# Eye Catching Lip Balm Flavors



## Chef Isaac (Jul 26, 2004)

I am starting to think about some unique lip balm flavors we could do. Not looking for something strange but something eye catching. I just cant see doing something like Raspberry. 

I was thinking of something like a Raspbery Mint or a Coconut Lime

What do you all think? 

Looking for something eye catching... like a wow factor.


----------



## LusciousHoney (Jan 8, 2008)

I have a raspberry lemonade that sells really well... second only to watermelon.


----------



## Chef Isaac (Jul 26, 2004)

Petra:

Do you do different colored tubes for different flavors?


----------



## LusciousHoney (Jan 8, 2008)

No... too many containers. I use a "splot" graphic in the background of my labels and I vary the color of the splot and the flavor text, to make the different varieties stand out. Also, I have 2 lines of balm; regular and "summer". The summer line (which has titanium dioxide in it for some sunscreen) has a yellow background where the regular line is white. My system seems to work.

Chef, you could also try chocolate raspberry (made with real chocolate).

I will be making an orange flavor later today... I had a request for some orange balm and up until now, I have avoided citrus oils (except the lemonade flavor oil) because of potential phototoxicity. I just learned that some citrus oils are OK. Here is some information I found useful...

Some essential oils contain up to 2% furanocoumarins, most notably those of
expressed citrus oils. Although it is commonly believed that all citrus oils are
photo toxic, this is not necessarily the case; for example Sweet Orange (citrus sinensis), (as opposed to Bitter Orange (citrus aurantium var amara) which is photo sensitive), Grapefruit (citrus paradisi) and Mandarin (citrus reticulata).
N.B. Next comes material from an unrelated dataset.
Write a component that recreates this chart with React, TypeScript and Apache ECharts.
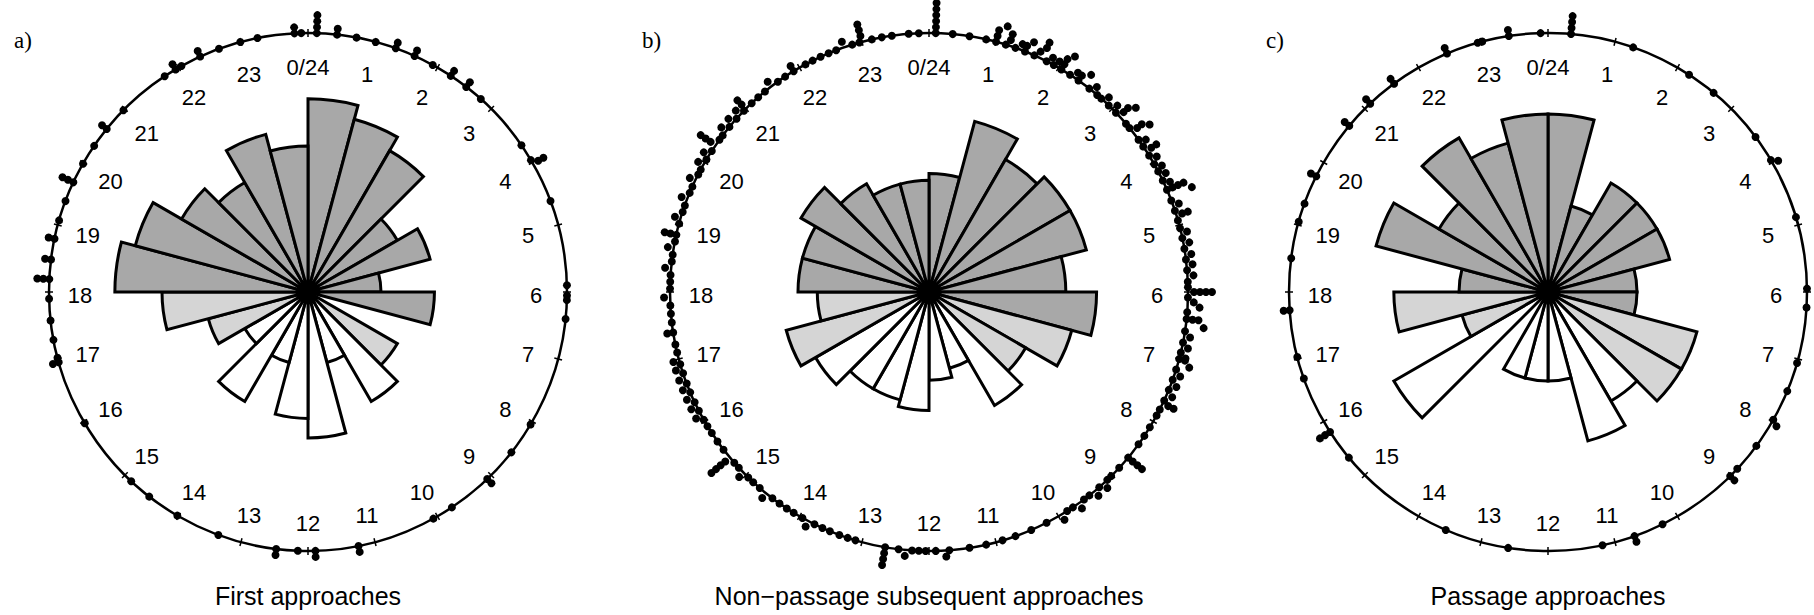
import { useEffect, useRef } from 'react';
import * as echarts from 'echarts';

// ---------- data ----------
const HOUR_STARTS = [0, 1, 2, 3, 4, 5, 6, 7, 8, 9, 10, 11, 12, 13, 14, 15, 16, 17, 18, 19, 20, 21, 22, 23];
const HOUR_LABELS = ['0/24', '1', '2', '3', '4', '5', '6', '7', '8', '9', '10', '11', '12', '13', '14', '15', '16', '17', '18', '19', '20', '21', '22', '23'];
// 0 = night, 1 = twilight, 2 = day
const PERIOD_BY_HOUR = [0, 0, 0, 0, 0, 0, 0, 1, 1, 2, 2, 2, 2, 2, 2, 2, 1, 1, 0, 0, 0, 0, 0, 0];

const PANEL_TITLES = ['First approaches', 'Non\u2212passage subsequent approaches', 'Passage approaches'];
const PANEL_LETTERS = ['a)', 'b)', 'c)'];

// counts per hour bin (bars, square-root scaled)
const COUNTS_A = [7, 6, 5, 2, 3, 1, 3, 0, 2, 3, 1, 4, 3, 1, 3, 1, 2, 4, 7, 6, 4, 3, 5, 4];
const COUNTS_B = [9, 20, 15, 17, 17, 12, 18, 14, 8, 11, 4, 5, 9, 8, 8, 11, 14, 8, 11, 11, 14, 10, 8, 8];
const COUNTS_C = [4, 1, 2, 2, 2, 1, 1, 3, 3, 2, 3, 1, 1, 1, 0, 4, 1, 3, 1, 4, 2, 4, 3, 4];

// individual approach times (hours), drawn as stacked dots on the circle
const TIMES_A = [
  0.13, 0.13, 0.13, 0.13, 0.43, 0.43, 0.72,
  1.01, 1.32, 1.32, 1.62, 1.62, 1.92,
  2.23, 2.23, 2.51, 2.51, 2.79,
  3.7, 3.96,
  4.02, 4.02, 4.63,
  5.9,
  6.05, 6.12, 6.4,
  8.05, 8.55,
  9.08, 9.08, 9.75,
  10.07,
  11.25, 11.25, 11.89, 11.89,
  12.15, 12.47, 12.47,
  13.35,
  14.02, 14.52, 14.87,
  15.97,
  16.95, 16.95,
  17.02, 17.29, 17.58, 17.9,
  18.19, 18.19, 18.19, 18.48, 18.48, 18.79, 18.79,
  19.07, 19.37, 19.67, 19.67, 19.67, 19.98,
  20.29, 20.6, 20.6, 20.97,
  21.76, 21.95, 21.95,
  22.05, 22.36, 22.36, 22.66, 22.99,
  23.25, 23.8, 23.8, 23.9,
];

const TIMES_B = [
  0.1, 0.1, 0.1, 0.1, 0.1, 0.1, 0.35, 0.6, 0.85,
  1.0, 1.0, 1.0, 1.1, 1.15, 1.2, 1.2, 1.3, 1.38, 1.45, 1.45, 1.52, 1.6, 1.66, 1.72, 1.72, 1.8, 1.86, 1.92, 1.97,
  2.05, 2.05, 2.05, 2.12, 2.2, 2.28, 2.35, 2.35, 2.45, 2.55, 2.62, 2.7, 2.78, 2.85, 2.93,
  3.02, 3.08, 3.15, 3.15, 3.22, 3.3, 3.38, 3.45, 3.45, 3.52, 3.6, 3.66, 3.72, 3.8, 3.8, 3.88, 3.95,
  4.03, 4.1, 4.15, 4.22, 4.3, 4.36, 4.45, 4.45, 4.45, 4.45, 4.55, 4.62, 4.7, 4.78, 4.85, 4.85, 4.93,
  5.05, 5.12, 5.2, 5.28, 5.36, 5.45, 5.52, 5.6, 5.68, 5.76, 5.85, 5.93,
  6.0, 6.0, 6.0, 6.0, 6.08, 6.15, 6.22, 6.3, 6.4, 6.4, 6.4, 6.5, 6.58, 6.66, 6.75, 6.82, 6.9, 6.97,
  7.0, 7.0, 7.08, 7.16, 7.24, 7.32, 7.4, 7.48, 7.56, 7.65, 7.7, 7.7, 7.8, 7.9,
  8.1, 8.25, 8.4, 8.65, 8.65, 8.65, 8.65, 8.85,
  9.02, 9.1, 9.18, 9.26, 9.35, 9.45, 9.55, 9.65, 9.75, 9.85, 9.95,
  10.2, 10.45, 10.7, 10.9,
  11.15, 11.4, 11.7, 11.75, 11.9,
  12.05, 12.15, 12.25, 12.35, 12.45, 12.65, 12.65, 12.65, 12.65,
  13.1, 13.22, 13.35, 13.5, 13.62, 13.75, 13.85, 13.95,
  14.1, 14.22, 14.35, 14.48, 14.6, 14.72, 14.85, 14.95,
  15.05, 15.15, 15.25, 15.35, 15.35, 15.35, 15.35, 15.5, 15.65, 15.8, 15.92,
  16.03, 16.1, 16.18, 16.25, 16.32, 16.4, 16.48, 16.55, 16.62, 16.7, 16.78, 16.85, 16.92, 16.98,
  17.1, 17.22, 17.4, 17.4, 17.55, 17.68, 17.8, 17.92,
  18.05, 18.15, 18.25, 18.35, 18.45, 18.55, 18.65, 18.75, 18.85, 18.85, 18.85,
  19.02, 19.1, 19.2, 19.3, 19.4, 19.5, 19.6, 19.7, 19.8, 19.88, 19.96,
  20.05, 20.12, 20.2, 20.3, 20.3, 20.3, 20.4, 20.48, 20.56, 20.64, 20.72, 20.8, 20.88, 20.96,
  21.0, 21.0, 21.12, 21.25, 21.38, 21.5, 21.62, 21.75, 21.9, 21.9,
  22.1, 22.22, 22.35, 22.48, 22.6, 22.72, 22.85, 22.96,
  23.0, 23.0, 23.0, 23.15, 23.3, 23.45, 23.7, 23.85,
];

const TIMES_C = [
  0.34, 0.34, 0.34, 0.34,
  1.28,
  2.2, 2.65,
  3.55, 3.96,
  4.02, 4.88,
  5.95,
  6.23,
  7.06, 7.5, 7.97,
  8.03, 8.43, 8.87,
  9.02, 9.02,
  10.25, 10.7, 10.7,
  11.19,
  12.59,
  13.55,
  15.35, 15.82, 15.82, 15.82,
  16.7,
  17.03, 17.73, 17.73,
  18.5,
  19.05, 19.33, 19.77, 19.77,
  20.66, 20.66,
  21.11, 21.11, 21.57, 21.57,
  22.47, 22.47, 22.95,
  23.02, 23.42, 23.42, 23.89,
];

const ALL_COUNTS = [COUNTS_A, COUNTS_B, COUNTS_C];
const ALL_TIMES = [TIMES_A, TIMES_B, TIMES_C];

// ---------- layout ----------
const CENTERS = [[308, 292], [929, 292], [1548, 292]];
const CIRCLE_R = 259;
const PX_PER_SQRT = [73, 39.5, 89];
const LETTER_X = [14, 642, 1266];
const COLORS = ['#a8a8a8', '#d5d5d5', '#ffffff'];
const LABEL_R = 228;
const DOT_R = 4;
const DOT_STEP = 6;
const STACK_BIN = [0.1, 0.15, 0.1];

function stackDots(times: number[], rMax: number, bin: number) {
  const seen: Record<string, number> = {};
  return times.map((t) => {
    const key = String(Math.round(t / bin));
    const idx = seen[key] || 0;
    seen[key] = idx + 1;
    return [rMax, t, idx];
  });
}

function angleOf(p: number[], cs: any) {
  return Math.atan2(p[1] - cs.cy, p[0] - cs.cx);
}

export default function App() {
  const ref = useRef<HTMLDivElement>(null);
  useEffect(() => {
    if (!ref.current) return;
    const chart = echarts.init(ref.current, undefined, { renderer: 'svg' });
    const polar: any[] = [];
    const angleAxis: any[] = [];
    const radiusAxis: any[] = [];
    const series: any[] = [];
    const graphic: any[] = [];

    for (let i = 0; i < 3; i++) {
      const rMax = CIRCLE_R / PX_PER_SQRT[i];
      polar.push({ center: CENTERS[i], radius: CIRCLE_R });
      angleAxis.push({
        polarIndex: i, type: 'value', min: 0, max: 24, interval: 1,
        startAngle: 90, clockwise: true,
        axisLine: { show: true, lineStyle: { color: '#000', width: 2.5 } },
        axisTick: { show: false }, axisLabel: { show: false }, splitLine: { show: false },
      });
      radiusAxis.push({
        polarIndex: i, type: 'value', min: 0, max: rMax,
        axisLine: { show: false }, axisTick: { show: false }, axisLabel: { show: false }, splitLine: { show: false },
      });

      const counts = ALL_COUNTS[i];
      // bars
      series.push({
        type: 'custom', coordinateSystem: 'polar', polarIndex: i, silent: true,
        data: HOUR_STARTS.map((h) => [Math.sqrt(counts[h]), h]),
        renderItem: (params: any, api: any) => {
          const v = api.value(0);
          const h = api.value(1);
          if (!(v > 0)) return null;
          const cs = params.coordSys;
          const p = api.coord([v, h + 0.5]);
          const rad = Math.hypot(p[0] - cs.cx, p[1] - cs.cy);
          let a0 = angleOf(api.coord([rMax, h]), cs);
          let a1 = angleOf(api.coord([rMax, h + 1]), cs);
          if (a1 < a0) a1 += Math.PI * 2;
          return {
            type: 'sector',
            shape: { cx: cs.cx, cy: cs.cy, r0: 0, r: rad, startAngle: a0, endAngle: a1, clockwise: true },
            style: { fill: COLORS[PERIOD_BY_HOUR[h]], stroke: '#000', lineWidth: 3, lineJoin: 'miter' },
          };
        },
      });
      // hour ticks across the circle
      series.push({
        type: 'custom', coordinateSystem: 'polar', polarIndex: i, silent: true,
        data: HOUR_STARTS.map((h) => [rMax, h]),
        renderItem: (params: any, api: any) => {
          const cs = params.coordSys;
          const p = api.coord([api.value(0), api.value(1)]);
          const d = Math.hypot(p[0] - cs.cx, p[1] - cs.cy);
          const ux = (p[0] - cs.cx) / d, uy = (p[1] - cs.cy) / d;
          return {
            type: 'line',
            shape: { x1: p[0] - ux * 4, y1: p[1] - uy * 4, x2: p[0] + ux * 4, y2: p[1] + uy * 4 },
            style: { stroke: '#000', lineWidth: 1.5 },
          };
        },
      });
      // hour labels
      series.push({
        type: 'custom', coordinateSystem: 'polar', polarIndex: i, silent: true,
        data: HOUR_STARTS.map((h) => [rMax, h]),
        renderItem: (params: any, api: any) => {
          const cs = params.coordSys;
          const p = api.coord([api.value(0), api.value(1)]);
          const d = Math.hypot(p[0] - cs.cx, p[1] - cs.cy);
          const ux = (p[0] - cs.cx) / d, uy = (p[1] - cs.cy) / d;
          return {
            type: 'text',
            x: cs.cx + ux * LABEL_R,
            y: cs.cy + uy * LABEL_R + 3,
            style: {
              text: HOUR_LABELS[params.dataIndex],
              fontSize: 22, fontFamily: '"Liberation Sans", Arial, sans-serif',
              fill: '#000', align: 'center', verticalAlign: 'middle',
            },
          };
        },
      });
      // stacked dots
      series.push({
        type: 'custom', coordinateSystem: 'polar', polarIndex: i, silent: true,
        data: stackDots(ALL_TIMES[i], rMax, STACK_BIN[i]),
        renderItem: (params: any, api: any) => {
          const cs = params.coordSys;
          const p = api.coord([api.value(0), api.value(1)]);
          const k = api.value(2);
          const d = Math.hypot(p[0] - cs.cx, p[1] - cs.cy);
          const ux = (p[0] - cs.cx) / d, uy = (p[1] - cs.cy) / d;
          return {
            type: 'circle',
            shape: { cx: p[0] + ux * k * DOT_STEP, cy: p[1] + uy * k * DOT_STEP, r: DOT_R },
            style: { fill: '#000' },
          };
        },
      });

      graphic.push({
        type: 'text', x: CENTERS[i][0], y: 596,
        style: {
          text: PANEL_TITLES[i], fontSize: 25, fontFamily: '"Liberation Sans", Arial, sans-serif',
          fill: '#000', align: 'center', verticalAlign: 'middle',
        },
      });
      graphic.push({
        type: 'text', x: LETTER_X[i], y: 40,
        style: {
          text: PANEL_LETTERS[i], fontSize: 23, fontFamily: '"Liberation Serif", "Times New Roman", serif',
          fill: '#000', align: 'left', verticalAlign: 'middle',
        },
      });
    }

    chart.setOption({
      animation: false,
      backgroundColor: '#fff',
      polar, angleAxis, radiusAxis, series, graphic,
    });
    return () => chart.dispose();
  }, []);
  return <div ref={ref} style={{ position: 'fixed', left: 0, top: 0, width: 1814, height: 615 }} />;
}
Other essential oils which are considered to be photo toxic and therefore should be used with care in aromatherapy include:
* Angelica Root, Seed (angelica archangelica) 
* Caraway (carum carvi) – low level 
* Cassia (cinnamomum cassia) – low level 
* Cumin (cuminum cyminum) 
* Ginger (zingiber officinale) – low level 
* Lemon (citrus limon) 
* Lemon Verbena (aloysia triphylla) -low level 
* Lime (citrus aurantifolia) 
* Lovage (levisticum officinale) 
* Melissa (melissa officinalis) – low level
When using these essential oils care should be taken to avoid exposure to sunlight, ultraviolet light and sun beds after application; pure Bergamot essential oil, when diluted in a carrier oil, is considered to be safely absorbed by the bloodstream two hours after application, although opinions vary as to the exposure period for other essential oils.

Petra


----------



## danameric (Mar 11, 2007)

I made a beebalm balm which was pretty catchy. I harvested some beebalm flowers from my herb garden, dried them, and added them to oil which I heated. Then put the wax in. I took a picture of the bee balm plant for my label. 
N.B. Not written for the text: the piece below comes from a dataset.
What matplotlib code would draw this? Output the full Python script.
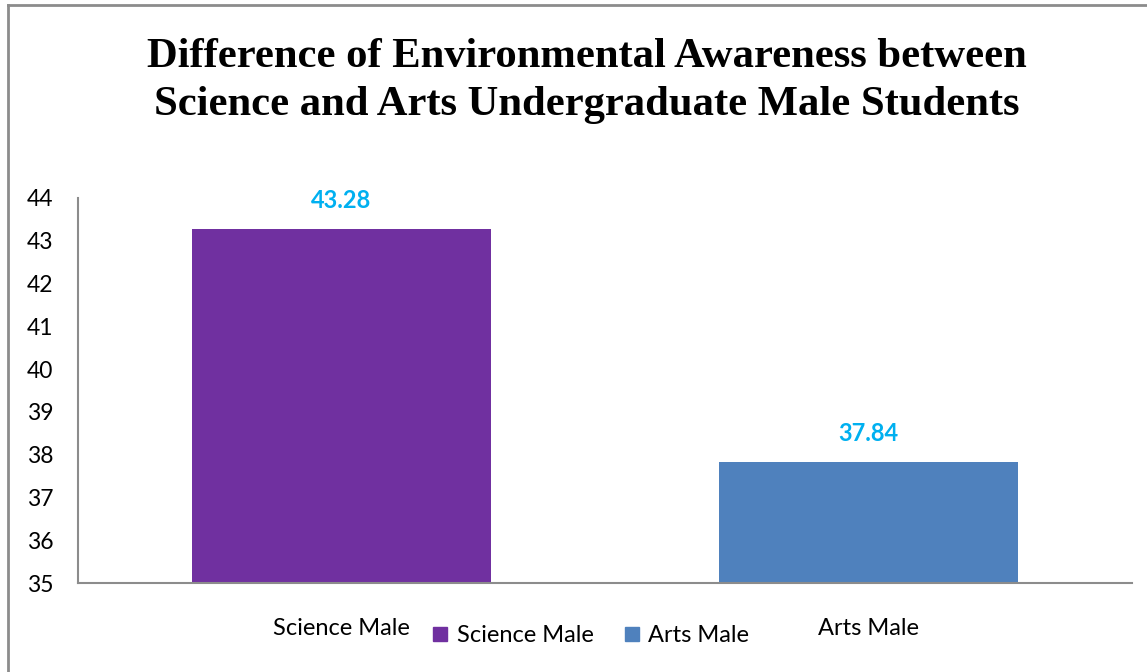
import matplotlib
matplotlib.use("Agg")
import matplotlib.pyplot as plt
from matplotlib.lines import Line2D

plt.rcParams["font.family"] = ["Lato", "DejaVu Sans"]

categories = ["Science Male", "Arts Male"]
values = [43.28, 37.84]
colors = ["#7030A0", "#4F81BD"]
yticks = [35, 36, 37, 38, 39, 40, 41, 42, 43, 44]
title = "Difference of Environmental Awareness between\nScience and Arts Undergraduate Male Students"

W, H = 1147, 672
fig = plt.figure(figsize=(W / 100, H / 100), dpi=100)
ax = fig.add_axes([78 / W, (H - 583) / H, (1132 - 78) / W, (583 - 198) / H])

x = list(range(len(categories)))
bars = ax.bar(x, values, width=0.568, color=colors, bottom=0)
ax.set_xlim(-0.5, 1.5)
ax.set_ylim(35, 44)
ax.set_yticks(yticks)
ax.set_yticklabels([str(t) for t in yticks], fontsize=16.5)
ax.set_xticks(x)
ax.set_xticklabels(categories, fontsize=17)
ax.tick_params(axis="both", length=0)
ax.tick_params(axis="x", pad=25)
ax.tick_params(axis="y", pad=37)
for lab in ax.get_yticklabels():
    lab.set_horizontalalignment("left")

for s in ["top", "right"]:
    ax.spines[s].set_visible(False)
for s in ["left", "bottom"]:
    ax.spines[s].set_color("#8c8c8c")
    ax.spines[s].set_linewidth(1.5)

for xi, v in zip(x, values):
    ax.annotate(f"{v:.2f}", (xi, v), xytext=(0, 12), textcoords="offset points",
                ha="center", va="bottom", color="#00B0F0", fontweight="bold",
                fontsize=17)

handles = [Line2D([], [], marker="s", linestyle="none", markersize=10.5,
                  markerfacecolor=c, markeredgecolor=c) for c in colors]
fig.legend(handles, categories, loc="center", bbox_to_anchor=(590 / W, 1 - 636 / H),
           ncol=2, frameon=False, prop={"size": 17},
           handletextpad=0.3, columnspacing=1.2, handlelength=0.8)

fig.text(587 / W, 1 - 81 / H, title, ha="center", va="center", fontfamily="Liberation Serif",
         fontweight="bold", fontsize=30.7, linespacing=1.32)

fig.add_artist(Line2D([8 / W, 8 / W], [0, 1 - 5 / H], transform=fig.transFigure,
                      color="#8c8c8c", linewidth=2))
fig.add_artist(Line2D([8 / W, 1], [1 - 5 / H, 1 - 5 / H], transform=fig.transFigure,
                      color="#8c8c8c", linewidth=2))

fig.savefig("out.png", dpi=100)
If you are into learning new herbs and stuff for oils and salves using beeswax. I would strongly suggest herbmentor.com and paying the buck for the first months membership. It's really cool!!


----------



## alpha6 (May 12, 2008)

Raspberry Chocolate...are you kidding me....a sure winner. Put me down for five, no ten. :thumbsup:


----------



## beekeeper_sd (Oct 30, 2008)

Raspberry Lemonade sounds really good. Where did you find that flavor?


----------



## LusciousHoney (Jan 8, 2008)

It is a combo of raspberry and lemonade flavor/fragrance oils. It think it is around 50/50.


----------



## Cyndi (Apr 26, 2005)

I vote for chocolate raspberry too Chef....and send me a couple....and your recipe, or is that too much to ask,


----------